Hexen's class system made it unique compared to other shooters of the time. It gave the player another meaningful choice to make, whether that was for the single player story, playing in co-op, or taking down your friends in deathmatch. In Doom, everyone was the same, player skill aside, and that could get old (after a very long time, admittedly). Playing the game as a fighter, then a mage, then a cleric tripled the replay factor. In co-op mode, you could tailor your character to the needs of the group. Any combination of players worked pretty well, the more variety, the better. Players had cover one another's weaknesses, which only added to the sense of teamwork. I always preferred to play as the fighter since I wasn't exactly good at dodging, and the extra health and armor really helped. A nice mage partner and I could do quite well together.
Hexen was followed by a sequel, Hexen II, in 1997. Based on the Quake engine, Hexen II was one of the first games I remember that truly impressed me when running on a machine with a good video card. Hexen II revamped the classes, and added in another for a total of four. It also incorporated even more core RPG structures, like a leveling system, with stat bonuses and extra hit point and mana pools rewarding advancement.

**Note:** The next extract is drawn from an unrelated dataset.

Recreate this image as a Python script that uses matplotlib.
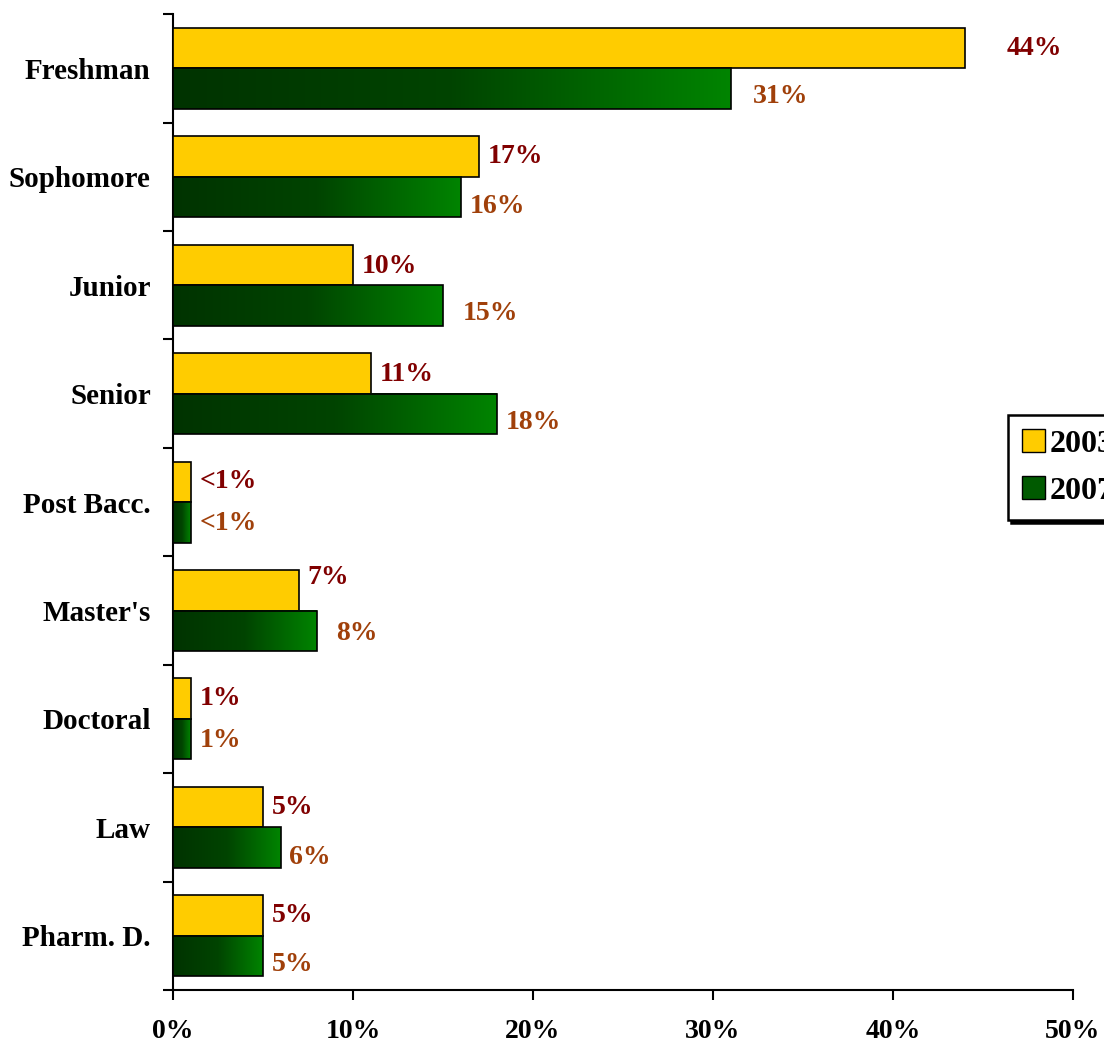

The original Hexen was ported to several home consoles, including the Nintendo 64, Saturn, and the original Playstation. A version of Hexen II is in development for the iPhone. Both games, as well as Heretic, are available on Steam, but being as old as they are, it's uncertain whether online multiplayer would work or not. I don't know about you, but I'd buy on day one if Hexen or Hexen II were released on Xbox Live Arcade or Playstation Network!